Forced to embrace elements of Christian eschatology against my will!

There are two critical parts of Christian eschatology that I have been forced to accept, against my own will, over the last two decades.

First Christian eschatology assumes a moment of creation, a single instant in which the entire universe was created from nothing. I never liked this idea, and I preferred the more logical Buddhist concept of an eternal universe that is stable and cyclical. But the big bang theory, which holds that there was a single moment of creation, has become the dominant explanation for what we observe to day, and so completely upheld by observations that there really are no challenging theories.

The second assumption of the Christians is that there is an apocalypse, a moment when the world is destroyed and everyone is killed. The Christians suggest that the apocalypse is a result of our sins.

This idea also did not sit well with me. After all, humans have done terrible things to each other for thousands of years and God has never been able to completely wipe out humanity. Certainly what disasters have happened were not the result of our sins.

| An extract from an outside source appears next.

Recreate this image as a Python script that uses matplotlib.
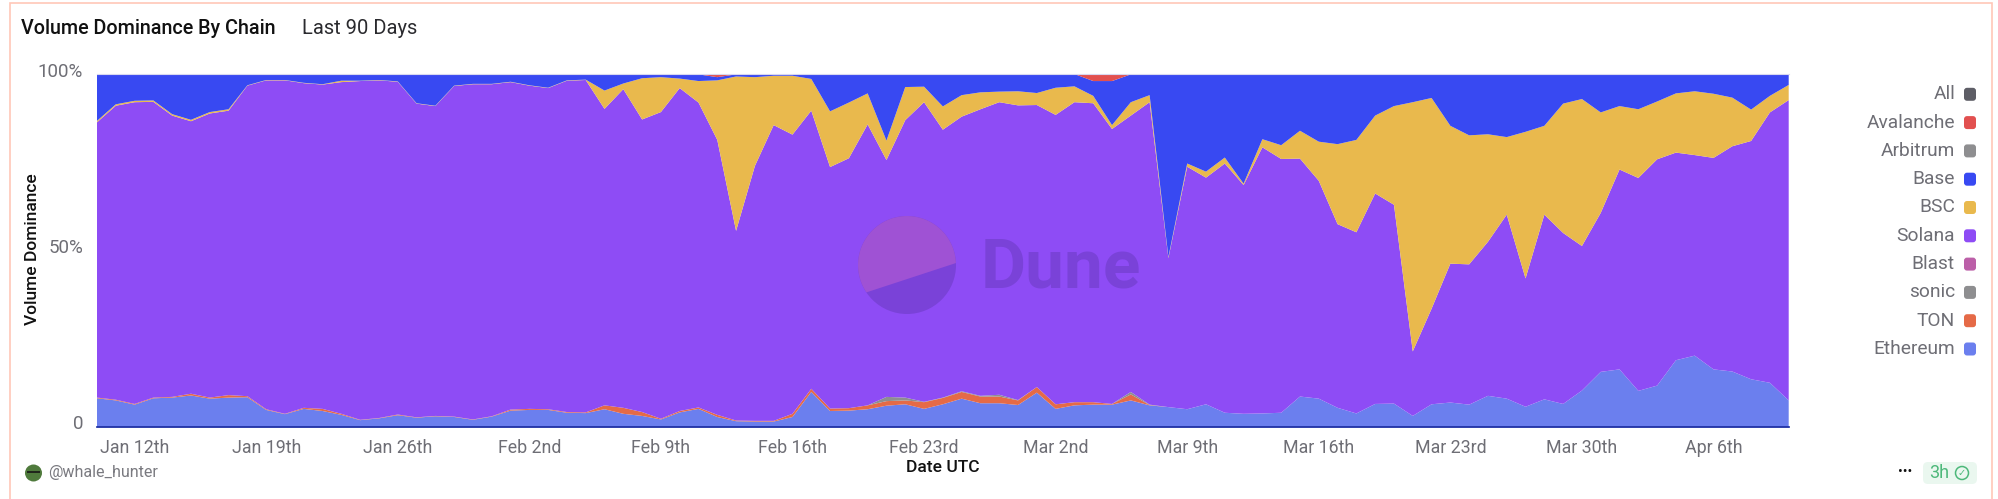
import numpy as np
import pandas as pd
import matplotlib
matplotlib.use("Agg")
import matplotlib.pyplot as plt
from matplotlib.patches import Circle, FancyBboxPatch, Polygon, Rectangle
from matplotlib.transforms import IdentityTransform, ScaledTranslation

plt.rcParams["font.family"] = ["Roboto", "DejaVu Sans"]

WIDTH = 1999
HEIGHT = 499

START_DATE = "2025-01-10"
N_DAYS = 91

ETHEREUM = [
    8.0, 7.4, 6.2, 8.0, 8.2, 8.8, 7.9, 8.2, 8.3, 4.7,
    3.5, 5.0, 4.4, 3.3, 1.8, 2.3, 3.2, 2.5, 2.9, 2.7,
    1.9, 2.8, 4.5, 4.7, 4.7, 3.9, 3.8, 4.9, 3.6, 3.0,
    2.0, 4.0, 5.0, 2.7, 1.5, 1.4, 1.4, 2.7, 9.8, 4.4,
    4.5, 4.9, 5.9, 6.3, 5.0, 6.3, 7.9, 6.6, 6.6, 6.1,
    9.6, 5.0, 6.0, 6.2, 6.2, 7.4, 6.0, 5.5, 4.9, 6.3,
    3.9, 3.6, 3.7, 3.9, 8.5, 7.9, 5.3, 3.7, 6.4, 6.5,
    3.0, 6.3, 6.8, 6.2, 8.7, 7.9, 5.6, 7.7, 6.4, 10.2,
    15.5, 16.2, 10.1, 11.6, 18.8, 20.1, 16.2, 15.6, 13.4, 12.4, 7.4,
]
TON = [
    0.2, 0.2, 0.2, 0.2, 0.2, 0.5, 0.3, 0.7, 0.3, 0.2,
    0.1, 0.3, 0.6, 0.3, 0.1, 0.1, 0.2, 0.1, 0.1, 0.1,
    0.1, 0.1, 0.3, 0.3, 0.2, 0.2, 0.2, 1.1, 1.7, 1.1,
    0.2, 0.4, 0.4, 0.6, 0.2, 0.2, 0.2, 0.9, 0.9, 0.7,
    0.7, 1.1, 1.3, 1.1, 1.9, 1.8, 1.9, 1.9, 1.9, 1.3,
    1.6, 1.3, 0.9, 0.7, 0.2, 1.7, 0.1, 0.0, 0.0, 0.0,
    0.0, 0.0, 0.0, 0.0, 0.0, 0.0, 0.0, 0.0, 0.0, 0.0,
    0.0, 0.0, 0.0, 0.0, 0.0, 0.0, 0.0, 0.0, 0.0, 0.0,
    0.0, 0.0, 0.0, 0.0, 0.0, 0.0, 0.0, 0.0, 0.0, 0.0, 0.0,
]
SONIC = [
    0.0, 0.0, 0.0, 0.0, 0.0, 0.0, 0.0, 0.0, 0.0, 0.0,
    0.0, 0.0, 0.0, 0.0, 0.0, 0.0, 0.0, 0.0, 0.0, 0.0,
    0.0, 0.0, 0.0, 0.0, 0.0, 0.0, 0.0, 0.0, 0.0, 0.0,
    0.0, 0.0, 0.0, 0.0, 0.0, 0.0, 0.0, 0.0, 0.0, 0.0,
    0.0, 0.0, 1.2, 0.8, 0.1, 0.1, 0.2, 0.2, 0.5, 0.1,
    0.0, 0.0, 0.0, 0.0, 0.0, 0.7, 0.1, 0.0, 0.0, 0.0,
    0.0, 0.0, 0.0, 0.0, 0.0, 0.0, 0.0, 0.0, 0.0, 0.0,
    0.0, 0.0, 0.0, 0.0, 0.0, 0.0, 0.0, 0.0, 0.0, 0.0,
    0.0, 0.0, 0.0, 0.0, 0.0, 0.0, 0.0, 0.0, 0.0, 0.0, 0.0,
]
SOLANA = [
    78.1, 83.4, 85.6, 83.9, 79.8, 77.3, 80.6, 80.7, 88.1, 93.3,
    94.6, 92.1, 92.0, 94.1, 96.1, 95.8, 94.4, 89.0, 87.9, 93.8,
    95.1, 94.2, 92.9, 91.7, 91.1, 94.0, 94.3, 84.1, 90.4, 83.0,
    87.0, 91.6, 86.5, 78.0, 53.8, 72.3, 83.9, 79.2, 78.9, 68.5,
    70.9, 79.7, 67.2, 78.7, 85.0, 76.0, 77.9, 81.3, 83.0, 83.6,
    80.0, 82.1, 85.1, 84.8, 78.0, 78.4, 85.8, 42.3, 68.8, 64.3,
    70.7, 64.9, 75.5, 72.0, 67.5, 61.8, 52.1, 51.4, 59.7, 56.4,
    18.3, 27.1, 39.4, 39.8, 43.7, 52.2, 36.4, 52.4, 48.5, 41.0,
    45.1, 56.7, 60.4, 64.2, 58.9, 56.9, 60.0, 63.9, 67.6, 76.7, 85.2,
]
BSC = [
    0.4, 0.4, 0.4, 0.4, 0.4, 0.4, 0.4, 0.4, 0.1, 0.1,
    0.1, 0.1, 0.1, 0.4, 0.1, 0.1, 0.1, 0.1, 0.1, 0.1,
    0.1, 0.1, 0.1, 0.1, 0.1, 0.1, 0.1, 5.2, 1.6, 11.7,
    9.9, 2.7, 6.1, 16.9, 43.8, 25.2, 14.0, 16.7, 9.0, 15.8,
    15.8, 8.8, 5.5, 9.4, 4.4, 6.6, 6.1, 4.8, 3.0, 4.0,
    3.4, 7.7, 4.5, 2.1, 1.1, 3.8, 2.0, 0.3, 0.9, 1.7,
    1.7, 0.4, 2.3, 3.9, 7.9, 11.1, 22.7, 26.2, 22.1, 28.0,
    70.7, 59.8, 39.1, 36.6, 30.5, 22.0, 41.6, 25.2, 36.7, 41.7,
    28.5, 18.0, 19.5, 16.4, 16.8, 18.1, 18.2, 13.8, 8.9, 4.7, 4.3,
]
BASE = [
    13.3, 8.6, 7.6, 7.5, 11.4, 13.0, 10.8, 10.0, 3.2, 1.7,
    1.7, 2.5, 2.9, 1.9, 1.9, 1.7, 2.1, 8.3, 9.0, 3.3,
    2.8, 2.8, 2.2, 3.2, 3.9, 1.8, 1.6, 4.7, 2.7, 1.2,
    0.9, 1.3, 1.9, 0.9, 0.6, 0.9, 0.5, 0.5, 1.4, 10.6,
    8.1, 5.5, 18.9, 3.7, 3.6, 9.2, 5.9, 5.1, 5.0, 4.9,
    5.4, 3.9, 3.5, 4.2, 12.5, 7.9, 6.0, 51.9, 25.3, 27.7,
    23.7, 31.1, 18.5, 20.2, 16.1, 19.2, 19.9, 18.7, 11.8, 9.1,
    8.0, 6.8, 14.7, 17.4, 17.1, 17.9, 16.4, 14.7, 8.4, 7.1,
    10.9, 9.1, 10.0, 7.8, 5.5, 4.9, 5.6, 6.7, 10.0, 6.1, 3.1,
]
AVALANCHE = [
    0.0, 0.0, 0.0, 0.0, 0.0, 0.0, 0.0, 0.0, 0.0, 0.0,
    0.0, 0.0, 0.0, 0.0, 0.0, 0.0, 0.0, 0.0, 0.0, 0.0,
    0.0, 0.0, 0.0, 0.0, 0.0, 0.0, 0.0, 0.0, 0.0, 0.0,
    0.0, 0.0, 0.1, 0.9, 0.1, 0.0, 0.0, 0.0, 0.0, 0.0,
    0.0, 0.0, 0.0, 0.0, 0.0, 0.0, 0.1, 0.1, 0.0, 0.0,
    0.0, 0.0, 0.0, 2.0, 2.0, 0.1, 0.0, 0.0, 0.1, 0.0,
    0.0, 0.0, 0.0, 0.0, 0.0, 0.0, 0.0, 0.0, 0.0, 0.0,
    0.0, 0.0, 0.0, 0.0, 0.0, 0.0, 0.0, 0.0, 0.0, 0.0,
    0.0, 0.0, 0.0, 0.0, 0.0, 0.0, 0.0, 0.0, 0.1, 0.1, 0.0,
]

LEGEND_LABELS = ["All", "Avalanche", "Arbitrum", "Base", "BSC", "Solana", "Blast", "sonic", "TON", "Ethereum"]
LEGEND_COLORS = ["#5E5E66", "#E2504F", "#8E8E90", "#3849F2", "#E9B94D", "#8E4CF5", "#BC5FA8", "#8E8E90", "#E56A47", "#6B7FEE"]

TICK_DATES = ["2025-01-12", "2025-01-19", "2025-01-26", "2025-02-02", "2025-02-09", "2025-02-16",
              "2025-02-23", "2025-03-02", "2025-03-09", "2025-03-16", "2025-03-23", "2025-03-30", "2025-04-06"]
TICK_LABELS = ["Jan 12th", "Jan 19th", "Jan 26th", "Feb 2nd", "Feb 9th", "Feb 16th",
               "Feb 23rd", "Mar 2nd", "Mar 9th", "Mar 16th", "Mar 23rd", "Mar 30th", "Apr 6th"]

TEXT_GREY = "#6E6E75"


def fx(x):
    return x / WIDTH


def fy(y):
    return 1 - y / HEIGHT


def add_px_patch(fig, patch):
    # decorations are placed in pixels of the final image
    patch.set_transform(IdentityTransform())
    fig.add_artist(patch)


def draw_watermark(fig):
    cx, cy, radius = 907, HEIGHT - 265, 49
    add_px_patch(fig, Circle((cx, cy), radius, facecolor="#7A42D8", edgecolor="none", zorder=5))
    angles = np.radians(np.linspace(2.3, 214, 60))
    arc = np.column_stack([cx + radius * np.cos(angles), cy + radius * np.sin(angles)])
    add_px_patch(fig, Polygon(arc, closed=True, facecolor="#9F52D4", edgecolor="none", zorder=6))
    fig.text(fx(981), fy(288), "Dune", fontsize=50, fontweight="bold", color="#7A42D8",
             ha="left", va="baseline", zorder=6)


def draw_legend(fig):
    for i, (label, color) in enumerate(zip(LEGEND_LABELS, LEGEND_COLORS)):
        y = 94.3 + i * 28.3
        fig.text(fx(1955), fy(y), label, fontsize=13.8, color=TEXT_GREY, ha="right", va="center")
        add_px_patch(fig, FancyBboxPatch((1965, HEIGHT - y - 5.5), 10, 11,
                                         boxstyle="round,pad=1,rounding_size=3",
                                         facecolor=color, edgecolor="none"))


def draw_footer(fig):
    add_px_patch(fig, Circle((33.5, HEIGHT - 473), 8.5, facecolor="#4F7A3C", edgecolor="none"))
    add_px_patch(fig, Rectangle((27, HEIGHT - 473), 13, 2.5, facecolor="#20261C", edgecolor="none"))
    fig.text(fx(48), fy(473), "@whale_hunter", fontsize=11.6, color="#7A7A80", ha="left", va="center")

    fig.text(fx(1905.5), fy(472), "•••", fontsize=10, color="#111111", ha="center", va="center")
    add_px_patch(fig, FancyBboxPatch((1926, HEIGHT - 481), 48, 16,
                                     boxstyle="round,pad=3,rounding_size=5",
                                     facecolor="#EAF7EF", edgecolor="none"))
    fig.text(fx(1929), fy(473), "3h", fontsize=13, color="#4DB87A", ha="left", va="center")
    add_px_patch(fig, Circle((1962, HEIGHT - 473), 6.5, facecolor="none", edgecolor="#4DB87A", linewidth=1.1, zorder=4))
    fig.text(fx(1962), fy(473), "✓", fontsize=7, color="#4DB87A", ha="center", va="center",
             family="DejaVu Sans", zorder=4)


def main():
    dates = pd.date_range(START_DATE, periods=N_DAYS)
    stack = np.array([ETHEREUM, TON, SONIC, SOLANA, BSC, BASE, AVALANCHE], dtype=float)
    shares = stack / stack.sum(axis=0) * 100

    fig = plt.figure(figsize=(WIDTH / 100, HEIGHT / 100), dpi=100, facecolor="white")
    ax = fig.add_axes([fx(97), fy(426.5), fx(1788.7) - fx(97), fy(74) - fy(426.5)])

    ax.stackplot(dates, shares,
                 colors=["#6B7FEE", "#E56A47", "#8E8E90", "#8E4CF5", "#E9B94D", "#3849F2", "#E2504F"],
                 linewidth=0)

    ax.set_xlim(dates[0], dates[-1])
    ax.set_ylim(0, 100)

    ax.set_xticks(pd.to_datetime(TICK_DATES))
    ax.set_xticklabels(TICK_LABELS, fontsize=12.8, color=TEXT_GREY)
    ax.set_yticks([0, 50, 100])
    ax.set_yticklabels(["0", "50%", "100%"], fontsize=13.5, color=TEXT_GREY)
    ax.tick_params(axis="both", length=0)
    ax.tick_params(axis="x", pad=9)
    ax.tick_params(axis="y", pad=10)

    # y labels sit slightly above their value in the original
    nudge_up = ScaledTranslation(0, 3 / 72, fig.dpi_scale_trans)
    for label in ax.get_yticklabels():
        label.set_transform(label.get_transform() + nudge_up)

    for side in ["left", "right"]:
        ax.spines[side].set_visible(False)
    ax.spines["top"].set_color("#D8D8F0")
    ax.spines["top"].set_linewidth(0.8)
    ax.spines["bottom"].set_color("#0A1E9C")
    ax.spines["bottom"].set_linewidth(1.2)

    fig.text(fx(33), fy(249), "Volume Dominance", fontsize=12.5, fontweight="medium", color="#111111",
             rotation=90, ha="center", va="center")
    fig.text(fx(943), fy(468), "Date UTC", fontsize=12.5, fontweight="medium", color="#111111",
             ha="center", va="center")

    fig.text(fx(21), fy(29), "Volume Dominance By Chain", fontsize=14.2, fontweight="medium", color="#111111",
             ha="left", va="center")
    fig.text(fx(302), fy(29), "Last 90 Days", fontsize=14.5, color="#2A2A2E", ha="left", va="center")

    draw_watermark(fig)
    draw_legend(fig)
    draw_footer(fig)

    # card border, its bottom edge is cut off by the screenshot
    add_px_patch(fig, Rectangle((10, -6), 1982, HEIGHT + 3, facecolor="none", edgecolor="#FFC7B8", linewidth=1.2))

    fig.savefig("out.png", dpi=100)
    plt.close(fig)


if __name__ == "__main__":
    main()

But that was before it became clear that radical climate change is our future, and it may well wipe us all out. I do not assume that those of faith will survive, but I am certain that climate change is a result of our sins, in a sense all of our sins, although some bear immense responsibly and others much less. The more aware I am made by shifting weather patterns of the final stages of climate change, the more I am certain that the apocalypse is upon us.

I do not, however, have much confidence that anyone will be saved by faith, however.